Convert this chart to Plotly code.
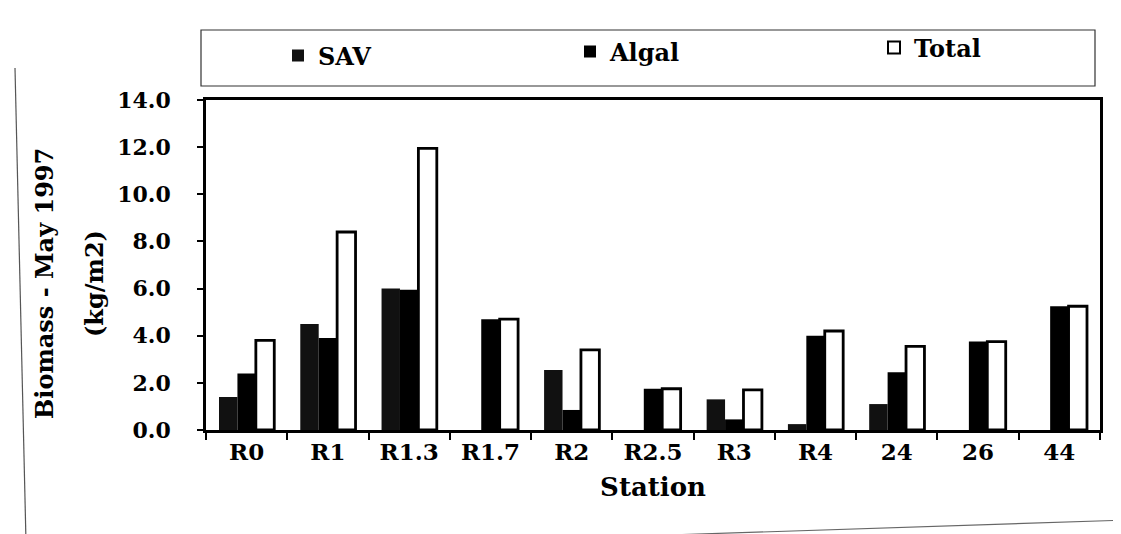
import plotly.graph_objects as go

stations = ["R0", "R1", "R1.3", "R1.7", "R2", "R2.5", "R3", "R4", "24", "26", "44"]
sav = [1.4, 4.5, 6.0, 0.0, 2.55, 0.0, 1.3, 0.25, 1.1, 0.0, 0.0]
algal = [2.4, 3.9, 5.95, 4.7, 0.85, 1.75, 0.45, 4.0, 2.45, 3.75, 5.25]
total = [3.8, 8.4, 11.95, 4.7, 3.4, 1.75, 1.7, 4.2, 3.55, 3.75, 5.25]
y_ticks = [0, 2, 4, 6, 8, 10, 12, 14]

W, H = 1121, 534
L, R, T, B = 198, 29, 92, 112
PW, PH = W - L - R, H - T - B

def px(x):
    return (x - L) / PW

def py(y):
    return (H - B - y) / PH

FONT = "DejaVu Serif"

def leg(xpix, ypix):
    return dict(orientation="h", x=px(xpix), y=py(ypix), xanchor="left", yanchor="middle",
                font=dict(family=FONT, size=24, color="black"),
                bgcolor="rgba(0,0,0,0)", itemsizing="constant")

fig = go.Figure()
fig.add_trace(go.Bar(name="<b>SAV</b>", x=stations, y=sav, legend="legend",
                     marker=dict(color="#111111", line=dict(color="#000", width=0))))
fig.add_trace(go.Bar(name="<b>Algal</b>", x=stations, y=algal, legend="legend2",
                     marker=dict(color="#000000", line=dict(color="#000", width=0))))
fig.add_trace(go.Bar(name="<b>Total</b>", x=stations, y=total, legend="legend3",
                     marker=dict(color="#ffffff", line=dict(color="#000", width=2.8))))

fig.update_layout(
    width=W, height=H,
    margin=dict(l=L, r=R, t=T, b=B),
    paper_bgcolor="white", plot_bgcolor="white",
    barmode="group", bargap=0.32, bargroupgap=0,
    font=dict(family=FONT, color="black"),
    showlegend=True,
    legend=leg(270, 48), legend2=leg(562, 44), legend3=leg(866, 40),
    xaxis=dict(
        title=dict(text="<b>Station</b>", font=dict(family=FONT, size=26), standoff=14),
        tickfont=dict(family=FONT, size=23),
        tickprefix="<b>", ticksuffix="</b>",
        showline=True, linecolor="black", linewidth=2.5, mirror=True,
        ticks="outside", ticklen=7, tickcolor="black", tickwidth=1.5,
        tickson="boundaries", showgrid=False,
    ),
    yaxis=dict(
        range=[0, 14], tickvals=y_ticks,
        ticktext=["<b>%.1f</b>" % v for v in y_ticks],
        tickfont=dict(family=FONT, size=22),
        ticklabelstandoff=22,
        showline=True, linecolor="black", linewidth=2.5, mirror=True,
        ticks="outside", ticklen=6, tickcolor="black", tickwidth=1.5,
        showgrid=False, zeroline=False,
    ),
    annotations=[
        dict(text="<b>Biomass - May 1997</b>", xref="paper", yref="paper", x=px(36), y=py(276),
             textangle=-90, showarrow=False, font=dict(family=FONT, size=24),
             xanchor="center", yanchor="middle"),
        dict(text="<b>(kg/m2)</b>", xref="paper", yref="paper", x=px(86), y=py(276),
             textangle=-90, showarrow=False, font=dict(family=FONT, size=24),
             xanchor="center", yanchor="middle"),
    ],
    shapes=[
        dict(type="rect", xref="paper", yref="paper", x0=px(193), x1=px(1087), y0=py(22), y1=py(78),
             line=dict(color="#333", width=1.2), fillcolor="rgba(0,0,0,0)", layer="below"),
        dict(type="line", xref="paper", yref="paper", x0=px(7), x1=px(18), y0=py(60), y1=py(534),
             line=dict(color="#555", width=1.2)),
        dict(type="line", xref="paper", yref="paper", x0=px(540), x1=px(1121), y0=py(531), y1=py(512),
             line=dict(color="#666", width=1.2)),
    ],
)

fig.write_html("out.html")
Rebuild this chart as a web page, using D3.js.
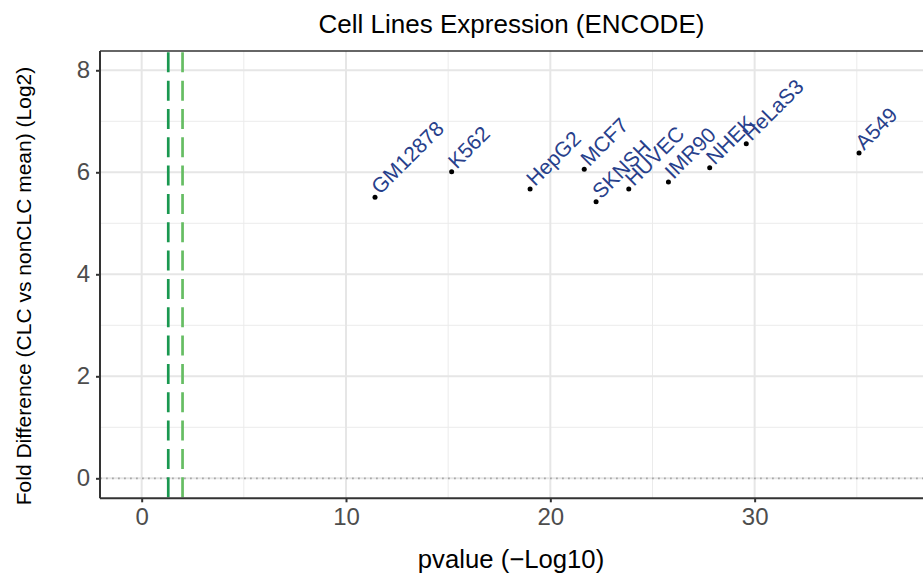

+++++

**Problem description**
Reproduce the whole listing above word for word, but not its pictures.

**Response to the task**
Convert this chart to Plotly code.
import plotly.graph_objects as go

stations = ["R0", "R1", "R1.3", "R1.7", "R2", "R2.5", "R3", "R4", "24", "26", "44"]
sav = [1.4, 4.5, 6.0, 0.0, 2.55, 0.0, 1.3, 0.25, 1.1, 0.0, 0.0]
algal = [2.4, 3.9, 5.95, 4.7, 0.85, 1.75, 0.45, 4.0, 2.45, 3.75, 5.25]
total = [3.8, 8.4, 11.95, 4.7, 3.4, 1.75, 1.7, 4.2, 3.55, 3.75, 5.25]
y_ticks = [0, 2, 4, 6, 8, 10, 12, 14]

W, H = 1121, 534
L, R, T, B = 198, 29, 92, 112
PW, PH = W - L - R, H - T - B

def px(x):
    return (x - L) / PW

def py(y):
    return (H - B - y) / PH

FONT = "DejaVu Serif"

def leg(xpix, ypix):
    return dict(orientation="h", x=px(xpix), y=py(ypix), xanchor="left", yanchor="middle",
                font=dict(family=FONT, size=24, color="black"),
                bgcolor="rgba(0,0,0,0)", itemsizing="constant")

fig = go.Figure()
fig.add_trace(go.Bar(name="<b>SAV</b>", x=stations, y=sav, legend="legend",
                     marker=dict(color="#111111", line=dict(color="#000", width=0))))
fig.add_trace(go.Bar(name="<b>Algal</b>", x=stations, y=algal, legend="legend2",
                     marker=dict(color="#000000", line=dict(color="#000", width=0))))
fig.add_trace(go.Bar(name="<b>Total</b>", x=stations, y=total, legend="legend3",
                     marker=dict(color="#ffffff", line=dict(color="#000", width=2.8))))

fig.update_layout(
    width=W, height=H,
    margin=dict(l=L, r=R, t=T, b=B),
    paper_bgcolor="white", plot_bgcolor="white",
    barmode="group", bargap=0.32, bargroupgap=0,
    font=dict(family=FONT, color="black"),
    showlegend=True,
    legend=leg(270, 48), legend2=leg(562, 44), legend3=leg(866, 40),
    xaxis=dict(
        title=dict(text="<b>Station</b>", font=dict(family=FONT, size=26), standoff=14),
        tickfont=dict(family=FONT, size=23),
        tickprefix="<b>", ticksuffix="</b>",
        showline=True, linecolor="black", linewidth=2.5, mirror=True,
        ticks="outside", ticklen=7, tickcolor="black", tickwidth=1.5,
        tickson="boundaries", showgrid=False,
    ),
    yaxis=dict(
        range=[0, 14], tickvals=y_ticks,
        ticktext=["<b>%.1f</b>" % v for v in y_ticks],
        tickfont=dict(family=FONT, size=22),
        ticklabelstandoff=22,
        showline=True, linecolor="black", linewidth=2.5, mirror=True,
        ticks="outside", ticklen=6, tickcolor="black", tickwidth=1.5,
        showgrid=False, zeroline=False,
    ),
    annotations=[
        dict(text="<b>Biomass - May 1997</b>", xref="paper", yref="paper", x=px(36), y=py(276),
             textangle=-90, showarrow=False, font=dict(family=FONT, size=24),
             xanchor="center", yanchor="middle"),
        dict(text="<b>(kg/m2)</b>", xref="paper", yref="paper", x=px(86), y=py(276),
             textangle=-90, showarrow=False, font=dict(family=FONT, size=24),
             xanchor="center", yanchor="middle"),
    ],
    shapes=[
        dict(type="rect", xref="paper", yref="paper", x0=px(193), x1=px(1087), y0=py(22), y1=py(78),
             line=dict(color="#333", width=1.2), fillcolor="rgba(0,0,0,0)", layer="below"),
        dict(type="line", xref="paper", yref="paper", x0=px(7), x1=px(18), y0=py(60), y1=py(534),
             line=dict(color="#555", width=1.2)),
        dict(type="line", xref="paper", yref="paper", x0=px(540), x1=px(1121), y0=py(531), y1=py(512),
             line=dict(color="#666", width=1.2)),
    ],
)

fig.write_html("out.html")
Rebuild this chart as a web page, using D3.js.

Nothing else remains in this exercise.